Despite the slow start, Shadow Dragon and the Blade of Light proved enough of a success that a sequel was commissioned. This would become Fire Emblem Gaiden, which was released in 1992. Shadow Dragon and the Blade of Light was partially remade as part of the third installment, Fire Emblem: Mystery of the Emblem, which also continued the story of Marth. A full remake for the Nintendo DS was released internationally under the title Fire Emblem: Shadow Dragon, marking the first time the content of the first Fire Emblem was made available outside Japan. The setting of Archanea would be used again for the remake of Fire Emblem: Mystery of the Emblem, Fire Emblem: New Mystery of the Emblem and the thirteenth entry, Fire Emblem Awakening.

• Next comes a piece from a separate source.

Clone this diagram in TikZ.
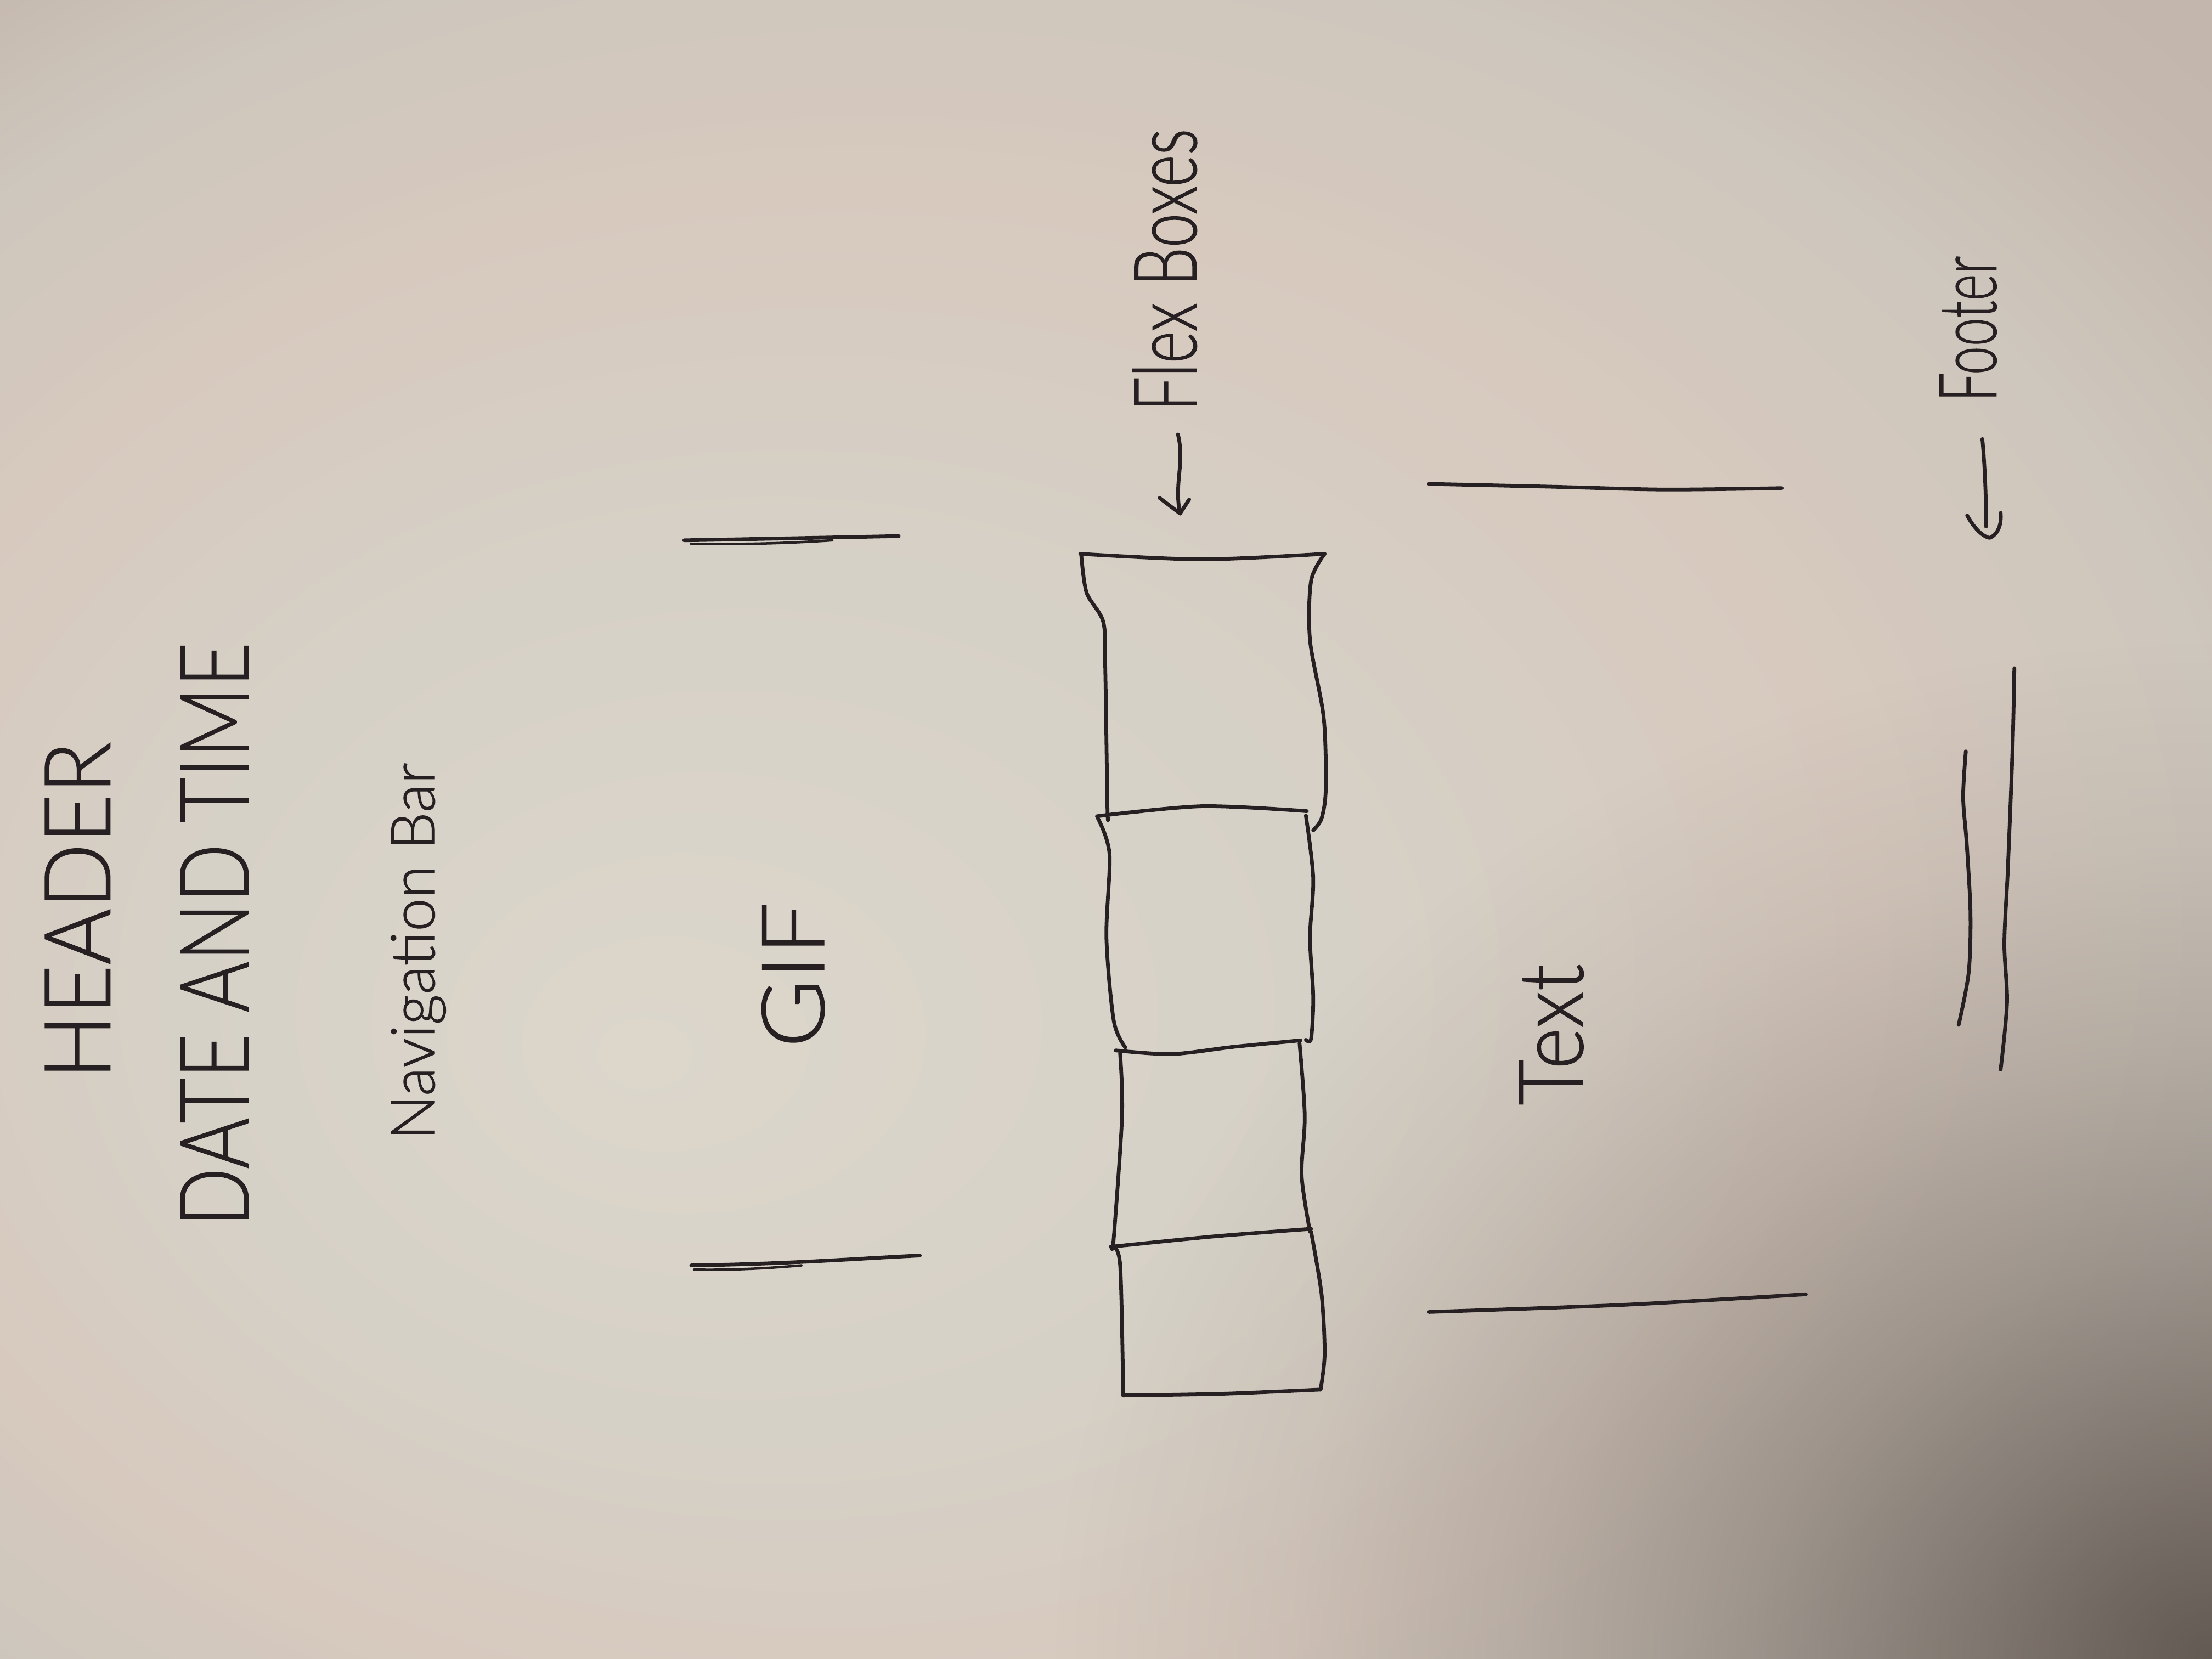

Shadow Dragon and the Blade of Light not only launched the wider Fire Emblem series, but is also seen as the reason tactical role-playing genre became popular in Japan. It has thus been credited with indirectly influencing the creation of other notable games within the genre, including Tactics Ogre: Let Us Cling Together, Final Fantasy Tactics, and the Disgaea series. The basic mechanics within Shadow Dragon and the Blade of Light would form the basis for the gameplay of nearly all subsequent Fire Emblem titles. In addition to helping popularize the genre, it is also credited with pioneering multimedia advertising through its use of a live-action television commercial in addition to magazine previews, which would later be used for series such as The Legend of Zelda. Its combination of battle and story segments also provided inspiration for the gameplay of the Sakura Wars series.